====== Dataset excerpts

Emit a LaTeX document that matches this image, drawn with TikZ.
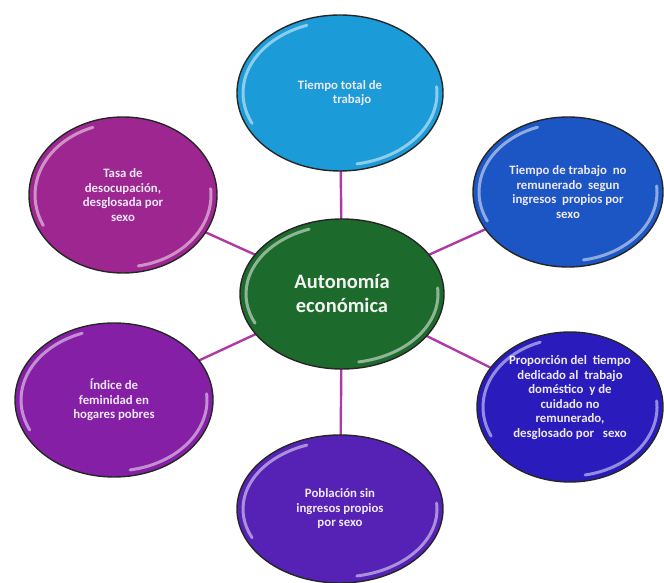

============
====== Dataset excerpts

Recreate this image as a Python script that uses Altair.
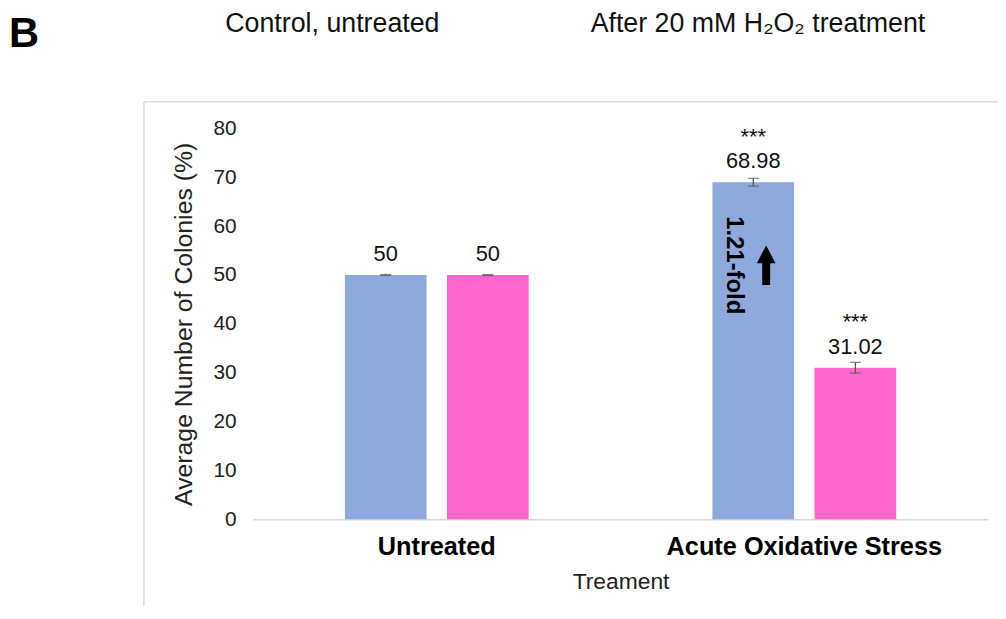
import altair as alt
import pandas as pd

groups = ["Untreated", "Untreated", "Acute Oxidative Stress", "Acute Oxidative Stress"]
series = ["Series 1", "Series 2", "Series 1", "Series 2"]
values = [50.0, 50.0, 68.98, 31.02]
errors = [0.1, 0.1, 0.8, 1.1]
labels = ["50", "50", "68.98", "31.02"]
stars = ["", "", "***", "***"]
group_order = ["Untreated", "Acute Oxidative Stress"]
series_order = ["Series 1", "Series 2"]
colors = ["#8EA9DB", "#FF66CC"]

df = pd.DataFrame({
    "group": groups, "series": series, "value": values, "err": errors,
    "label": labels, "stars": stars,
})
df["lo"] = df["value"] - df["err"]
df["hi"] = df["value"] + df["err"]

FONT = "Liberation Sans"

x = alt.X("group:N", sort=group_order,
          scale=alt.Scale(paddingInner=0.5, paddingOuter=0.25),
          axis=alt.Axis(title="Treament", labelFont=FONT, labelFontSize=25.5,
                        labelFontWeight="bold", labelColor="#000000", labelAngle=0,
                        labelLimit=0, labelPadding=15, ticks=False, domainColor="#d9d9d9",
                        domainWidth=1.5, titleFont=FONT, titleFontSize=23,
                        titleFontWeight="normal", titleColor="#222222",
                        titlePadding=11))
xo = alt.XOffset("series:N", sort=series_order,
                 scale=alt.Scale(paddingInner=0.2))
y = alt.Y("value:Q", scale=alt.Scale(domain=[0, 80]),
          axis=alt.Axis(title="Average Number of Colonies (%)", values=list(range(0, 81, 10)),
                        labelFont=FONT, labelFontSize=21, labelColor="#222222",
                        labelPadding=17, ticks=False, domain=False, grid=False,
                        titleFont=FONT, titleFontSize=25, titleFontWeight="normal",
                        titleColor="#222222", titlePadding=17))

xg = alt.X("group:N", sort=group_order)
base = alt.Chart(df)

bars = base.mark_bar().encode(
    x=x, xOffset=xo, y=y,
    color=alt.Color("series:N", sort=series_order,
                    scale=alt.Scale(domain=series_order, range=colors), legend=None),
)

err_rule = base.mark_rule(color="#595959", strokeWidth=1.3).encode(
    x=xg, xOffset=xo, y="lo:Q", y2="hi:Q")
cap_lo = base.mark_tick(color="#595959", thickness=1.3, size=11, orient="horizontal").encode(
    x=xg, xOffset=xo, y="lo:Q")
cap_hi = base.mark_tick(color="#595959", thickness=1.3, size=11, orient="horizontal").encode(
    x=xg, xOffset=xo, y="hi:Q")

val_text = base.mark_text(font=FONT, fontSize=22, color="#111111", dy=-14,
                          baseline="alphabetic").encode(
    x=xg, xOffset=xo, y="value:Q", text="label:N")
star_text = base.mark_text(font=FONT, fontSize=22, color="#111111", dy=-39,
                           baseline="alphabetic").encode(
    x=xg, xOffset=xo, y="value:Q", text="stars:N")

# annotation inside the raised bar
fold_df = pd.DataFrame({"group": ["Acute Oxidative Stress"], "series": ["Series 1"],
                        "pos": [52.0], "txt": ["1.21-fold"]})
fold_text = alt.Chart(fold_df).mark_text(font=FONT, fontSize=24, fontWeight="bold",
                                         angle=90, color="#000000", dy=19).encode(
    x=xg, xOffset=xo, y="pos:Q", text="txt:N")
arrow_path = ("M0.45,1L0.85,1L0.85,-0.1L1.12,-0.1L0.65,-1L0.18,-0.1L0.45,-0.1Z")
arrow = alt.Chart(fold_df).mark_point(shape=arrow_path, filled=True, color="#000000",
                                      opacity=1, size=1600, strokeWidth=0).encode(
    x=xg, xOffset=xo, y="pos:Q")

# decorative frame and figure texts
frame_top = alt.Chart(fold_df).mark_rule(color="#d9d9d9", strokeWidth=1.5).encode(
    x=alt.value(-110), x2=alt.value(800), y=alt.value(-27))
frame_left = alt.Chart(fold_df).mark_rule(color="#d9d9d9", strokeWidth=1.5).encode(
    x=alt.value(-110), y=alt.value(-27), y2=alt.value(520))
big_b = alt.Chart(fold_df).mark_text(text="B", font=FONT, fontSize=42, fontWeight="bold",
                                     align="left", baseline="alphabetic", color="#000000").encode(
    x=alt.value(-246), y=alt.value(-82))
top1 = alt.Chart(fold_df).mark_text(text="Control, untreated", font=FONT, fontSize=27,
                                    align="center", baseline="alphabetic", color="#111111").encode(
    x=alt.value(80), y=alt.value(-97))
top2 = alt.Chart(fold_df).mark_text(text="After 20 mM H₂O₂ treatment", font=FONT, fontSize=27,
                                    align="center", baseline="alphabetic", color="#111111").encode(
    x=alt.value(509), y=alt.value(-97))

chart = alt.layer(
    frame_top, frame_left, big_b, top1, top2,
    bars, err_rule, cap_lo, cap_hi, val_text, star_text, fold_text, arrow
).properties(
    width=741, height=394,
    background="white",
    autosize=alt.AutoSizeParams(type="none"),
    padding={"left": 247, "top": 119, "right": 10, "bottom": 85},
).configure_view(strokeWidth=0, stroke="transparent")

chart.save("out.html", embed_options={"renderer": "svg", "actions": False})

============
====== Dataset excerpts

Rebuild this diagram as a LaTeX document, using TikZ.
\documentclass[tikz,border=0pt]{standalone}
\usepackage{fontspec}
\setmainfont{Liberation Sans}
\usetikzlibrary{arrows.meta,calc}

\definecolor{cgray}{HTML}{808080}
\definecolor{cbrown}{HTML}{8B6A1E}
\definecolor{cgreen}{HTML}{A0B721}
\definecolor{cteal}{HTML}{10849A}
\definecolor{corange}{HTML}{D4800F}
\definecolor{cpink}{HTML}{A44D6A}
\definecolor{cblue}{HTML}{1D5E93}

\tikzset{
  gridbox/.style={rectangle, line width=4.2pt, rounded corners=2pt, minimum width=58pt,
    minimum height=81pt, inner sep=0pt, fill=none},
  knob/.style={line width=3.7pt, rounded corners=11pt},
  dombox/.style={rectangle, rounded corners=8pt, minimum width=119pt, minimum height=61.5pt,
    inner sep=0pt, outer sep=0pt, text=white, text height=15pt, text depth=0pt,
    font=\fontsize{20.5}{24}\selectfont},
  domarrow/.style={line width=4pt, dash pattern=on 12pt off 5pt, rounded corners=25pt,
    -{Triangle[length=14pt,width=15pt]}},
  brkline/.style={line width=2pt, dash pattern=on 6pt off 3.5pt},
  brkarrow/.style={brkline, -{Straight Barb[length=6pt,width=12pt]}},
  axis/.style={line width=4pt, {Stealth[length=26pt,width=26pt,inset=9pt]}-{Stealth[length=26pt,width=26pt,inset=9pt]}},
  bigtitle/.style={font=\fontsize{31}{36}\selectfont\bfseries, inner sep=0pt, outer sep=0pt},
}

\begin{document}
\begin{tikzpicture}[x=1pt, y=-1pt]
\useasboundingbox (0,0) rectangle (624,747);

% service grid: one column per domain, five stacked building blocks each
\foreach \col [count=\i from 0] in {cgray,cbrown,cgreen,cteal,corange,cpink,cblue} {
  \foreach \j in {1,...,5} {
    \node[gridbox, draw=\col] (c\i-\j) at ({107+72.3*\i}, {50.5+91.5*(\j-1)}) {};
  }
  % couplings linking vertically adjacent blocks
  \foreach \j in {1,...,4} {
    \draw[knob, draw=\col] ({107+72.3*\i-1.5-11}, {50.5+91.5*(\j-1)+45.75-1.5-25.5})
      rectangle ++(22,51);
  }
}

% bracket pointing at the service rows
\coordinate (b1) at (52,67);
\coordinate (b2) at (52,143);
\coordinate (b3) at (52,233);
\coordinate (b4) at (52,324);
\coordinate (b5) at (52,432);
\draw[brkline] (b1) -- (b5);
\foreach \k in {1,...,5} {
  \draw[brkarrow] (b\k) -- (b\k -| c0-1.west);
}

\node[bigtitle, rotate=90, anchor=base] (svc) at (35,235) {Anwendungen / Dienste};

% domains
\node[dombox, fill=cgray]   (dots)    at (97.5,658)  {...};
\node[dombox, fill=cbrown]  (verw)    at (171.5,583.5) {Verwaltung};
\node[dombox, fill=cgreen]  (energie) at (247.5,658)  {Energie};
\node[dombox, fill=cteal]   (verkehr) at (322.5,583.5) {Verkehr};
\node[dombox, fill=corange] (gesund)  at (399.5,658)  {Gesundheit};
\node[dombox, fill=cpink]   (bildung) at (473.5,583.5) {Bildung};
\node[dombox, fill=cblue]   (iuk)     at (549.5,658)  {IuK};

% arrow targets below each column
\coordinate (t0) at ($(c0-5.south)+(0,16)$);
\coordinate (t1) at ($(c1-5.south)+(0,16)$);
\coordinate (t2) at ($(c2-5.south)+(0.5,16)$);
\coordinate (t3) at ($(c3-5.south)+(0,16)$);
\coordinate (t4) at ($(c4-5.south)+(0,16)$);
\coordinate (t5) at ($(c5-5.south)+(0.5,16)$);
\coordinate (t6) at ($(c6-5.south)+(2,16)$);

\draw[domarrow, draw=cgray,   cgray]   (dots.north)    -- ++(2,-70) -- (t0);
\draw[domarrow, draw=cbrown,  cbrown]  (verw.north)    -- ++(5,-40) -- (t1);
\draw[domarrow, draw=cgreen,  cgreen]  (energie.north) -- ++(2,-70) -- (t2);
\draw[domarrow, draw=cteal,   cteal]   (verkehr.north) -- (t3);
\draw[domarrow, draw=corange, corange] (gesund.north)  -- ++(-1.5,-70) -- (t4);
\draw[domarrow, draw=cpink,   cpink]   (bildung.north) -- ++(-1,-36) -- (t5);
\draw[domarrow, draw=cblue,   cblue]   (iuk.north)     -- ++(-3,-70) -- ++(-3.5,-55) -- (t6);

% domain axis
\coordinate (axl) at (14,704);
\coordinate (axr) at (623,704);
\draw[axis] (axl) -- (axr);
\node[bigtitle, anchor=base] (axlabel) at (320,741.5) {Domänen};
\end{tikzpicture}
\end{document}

============

What to work on:
Copy out all lines from the material above that contain the string "this".

Result:
Emit a LaTeX document that matches this image, drawn with TikZ.
Recreate this image as a Python script that uses Altair.
Rebuild this diagram as a LaTeX document, using TikZ.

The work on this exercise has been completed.